### [Dataset section]
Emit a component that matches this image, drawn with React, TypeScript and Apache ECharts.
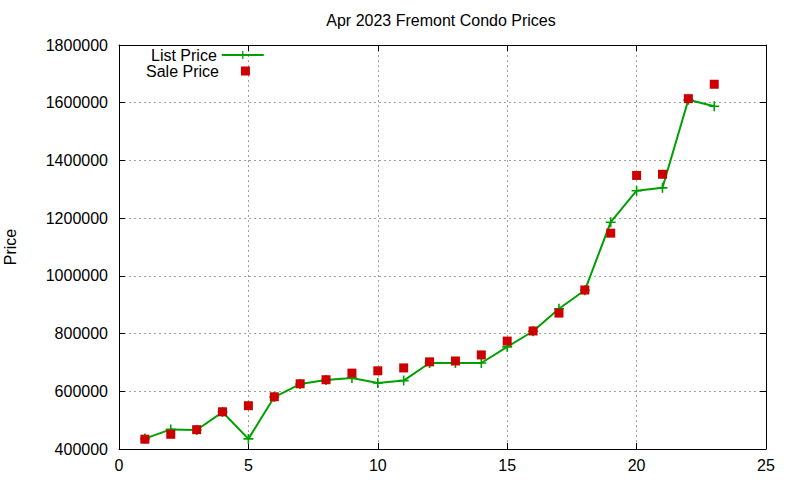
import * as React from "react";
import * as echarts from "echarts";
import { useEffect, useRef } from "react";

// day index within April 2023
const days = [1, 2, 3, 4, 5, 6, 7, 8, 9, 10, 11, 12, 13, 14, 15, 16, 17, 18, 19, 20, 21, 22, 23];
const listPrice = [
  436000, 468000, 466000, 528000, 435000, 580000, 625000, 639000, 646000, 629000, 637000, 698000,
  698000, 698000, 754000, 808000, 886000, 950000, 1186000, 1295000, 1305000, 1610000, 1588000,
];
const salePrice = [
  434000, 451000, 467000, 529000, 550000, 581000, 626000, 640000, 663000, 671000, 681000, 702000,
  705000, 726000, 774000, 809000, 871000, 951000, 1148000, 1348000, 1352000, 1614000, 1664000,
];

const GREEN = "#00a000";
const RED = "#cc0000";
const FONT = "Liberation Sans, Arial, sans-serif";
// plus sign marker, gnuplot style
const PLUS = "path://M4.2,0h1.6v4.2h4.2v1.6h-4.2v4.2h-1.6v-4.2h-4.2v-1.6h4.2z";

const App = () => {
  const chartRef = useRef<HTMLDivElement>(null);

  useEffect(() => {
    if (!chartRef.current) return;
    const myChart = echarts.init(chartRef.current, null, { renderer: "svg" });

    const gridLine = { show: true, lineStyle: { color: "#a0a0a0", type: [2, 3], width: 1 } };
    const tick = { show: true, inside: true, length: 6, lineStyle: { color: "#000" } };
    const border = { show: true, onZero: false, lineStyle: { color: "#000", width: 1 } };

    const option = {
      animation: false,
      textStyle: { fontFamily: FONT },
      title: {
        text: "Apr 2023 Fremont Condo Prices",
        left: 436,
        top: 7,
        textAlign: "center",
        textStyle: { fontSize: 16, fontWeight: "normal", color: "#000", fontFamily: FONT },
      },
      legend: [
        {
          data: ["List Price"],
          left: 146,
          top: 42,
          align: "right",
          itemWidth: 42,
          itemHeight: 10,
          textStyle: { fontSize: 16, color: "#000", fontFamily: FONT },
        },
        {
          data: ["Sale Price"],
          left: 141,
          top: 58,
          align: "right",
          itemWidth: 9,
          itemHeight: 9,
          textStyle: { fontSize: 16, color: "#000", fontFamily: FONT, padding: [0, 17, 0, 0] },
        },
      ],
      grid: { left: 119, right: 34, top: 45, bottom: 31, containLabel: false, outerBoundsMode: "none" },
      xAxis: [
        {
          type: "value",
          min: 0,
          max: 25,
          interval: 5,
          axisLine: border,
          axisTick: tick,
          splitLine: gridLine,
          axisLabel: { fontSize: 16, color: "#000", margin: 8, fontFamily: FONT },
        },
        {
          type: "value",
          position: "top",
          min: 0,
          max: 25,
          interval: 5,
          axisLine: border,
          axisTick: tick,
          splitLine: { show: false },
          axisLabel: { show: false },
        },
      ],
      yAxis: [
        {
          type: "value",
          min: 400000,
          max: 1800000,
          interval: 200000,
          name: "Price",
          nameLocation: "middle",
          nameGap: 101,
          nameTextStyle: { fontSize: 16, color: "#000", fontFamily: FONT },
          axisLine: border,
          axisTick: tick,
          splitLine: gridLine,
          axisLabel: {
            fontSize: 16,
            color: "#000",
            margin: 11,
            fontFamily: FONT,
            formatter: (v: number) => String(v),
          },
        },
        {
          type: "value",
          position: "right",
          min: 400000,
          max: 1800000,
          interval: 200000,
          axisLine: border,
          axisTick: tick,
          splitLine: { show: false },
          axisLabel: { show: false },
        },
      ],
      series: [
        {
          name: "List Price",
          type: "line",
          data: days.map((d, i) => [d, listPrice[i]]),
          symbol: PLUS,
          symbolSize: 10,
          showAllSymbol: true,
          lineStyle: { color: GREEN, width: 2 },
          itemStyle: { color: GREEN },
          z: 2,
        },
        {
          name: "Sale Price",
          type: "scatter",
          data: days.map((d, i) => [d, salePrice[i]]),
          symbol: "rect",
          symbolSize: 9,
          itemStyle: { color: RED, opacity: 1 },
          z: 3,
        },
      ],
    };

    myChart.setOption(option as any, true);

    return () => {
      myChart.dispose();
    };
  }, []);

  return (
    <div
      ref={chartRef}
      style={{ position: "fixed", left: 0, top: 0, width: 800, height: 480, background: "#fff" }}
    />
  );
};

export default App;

### [Stated problem]
Repeat the listing above exactly, with no pictures.

### [Correct result]
Emit a component that matches this image, drawn with React, TypeScript and Apache ECharts.
import * as React from "react";
import * as echarts from "echarts";
import { useEffect, useRef } from "react";

// day index within April 2023
const days = [1, 2, 3, 4, 5, 6, 7, 8, 9, 10, 11, 12, 13, 14, 15, 16, 17, 18, 19, 20, 21, 22, 23];
const listPrice = [
  436000, 468000, 466000, 528000, 435000, 580000, 625000, 639000, 646000, 629000, 637000, 698000,
  698000, 698000, 754000, 808000, 886000, 950000, 1186000, 1295000, 1305000, 1610000, 1588000,
];
const salePrice = [
  434000, 451000, 467000, 529000, 550000, 581000, 626000, 640000, 663000, 671000, 681000, 702000,
  705000, 726000, 774000, 809000, 871000, 951000, 1148000, 1348000, 1352000, 1614000, 1664000,
];

const GREEN = "#00a000";
const RED = "#cc0000";
const FONT = "Liberation Sans, Arial, sans-serif";
// plus sign marker, gnuplot style
const PLUS = "path://M4.2,0h1.6v4.2h4.2v1.6h-4.2v4.2h-1.6v-4.2h-4.2v-1.6h4.2z";

const App = () => {
  const chartRef = useRef<HTMLDivElement>(null);

  useEffect(() => {
    if (!chartRef.current) return;
    const myChart = echarts.init(chartRef.current, null, { renderer: "svg" });

    const gridLine = { show: true, lineStyle: { color: "#a0a0a0", type: [2, 3], width: 1 } };
    const tick = { show: true, inside: true, length: 6, lineStyle: { color: "#000" } };
    const border = { show: true, onZero: false, lineStyle: { color: "#000", width: 1 } };

    const option = {
      animation: false,
      textStyle: { fontFamily: FONT },
      title: {
        text: "Apr 2023 Fremont Condo Prices",
        left: 436,
        top: 7,
        textAlign: "center",
        textStyle: { fontSize: 16, fontWeight: "normal", color: "#000", fontFamily: FONT },
      },
      legend: [
        {
          data: ["List Price"],
          left: 146,
          top: 42,
          align: "right",
          itemWidth: 42,
          itemHeight: 10,
          textStyle: { fontSize: 16, color: "#000", fontFamily: FONT },
        },
        {
          data: ["Sale Price"],
          left: 141,
          top: 58,
          align: "right",
          itemWidth: 9,
          itemHeight: 9,
          textStyle: { fontSize: 16, color: "#000", fontFamily: FONT, padding: [0, 17, 0, 0] },
        },
      ],
      grid: { left: 119, right: 34, top: 45, bottom: 31, containLabel: false, outerBoundsMode: "none" },
      xAxis: [
        {
          type: "value",
          min: 0,
          max: 25,
          interval: 5,
          axisLine: border,
          axisTick: tick,
          splitLine: gridLine,
          axisLabel: { fontSize: 16, color: "#000", margin: 8, fontFamily: FONT },
        },
        {
          type: "value",
          position: "top",
          min: 0,
          max: 25,
          interval: 5,
          axisLine: border,
          axisTick: tick,
          splitLine: { show: false },
          axisLabel: { show: false },
        },
      ],
      yAxis: [
        {
          type: "value",
          min: 400000,
          max: 1800000,
          interval: 200000,
          name: "Price",
          nameLocation: "middle",
          nameGap: 101,
          nameTextStyle: { fontSize: 16, color: "#000", fontFamily: FONT },
          axisLine: border,
          axisTick: tick,
          splitLine: gridLine,
          axisLabel: {
            fontSize: 16,
            color: "#000",
            margin: 11,
            fontFamily: FONT,
            formatter: (v: number) => String(v),
          },
        },
        {
          type: "value",
          position: "right",
          min: 400000,
          max: 1800000,
          interval: 200000,
          axisLine: border,
          axisTick: tick,
          splitLine: { show: false },
          axisLabel: { show: false },
        },
      ],
      series: [
        {
          name: "List Price",
          type: "line",
          data: days.map((d, i) => [d, listPrice[i]]),
          symbol: PLUS,
          symbolSize: 10,
          showAllSymbol: true,
          lineStyle: { color: GREEN, width: 2 },
          itemStyle: { color: GREEN },
          z: 2,
        },
        {
          name: "Sale Price",
          type: "scatter",
          data: days.map((d, i) => [d, salePrice[i]]),
          symbol: "rect",
          symbolSize: 9,
          itemStyle: { color: RED, opacity: 1 },
          z: 3,
        },
      ],
    };

    myChart.setOption(option as any, true);

    return () => {
      myChart.dispose();
    };
  }, []);

  return (
    <div
      ref={chartRef}
      style={{ position: "fixed", left: 0, top: 0, width: 800, height: 480, background: "#fff" }}
    />
  );
};

export default App;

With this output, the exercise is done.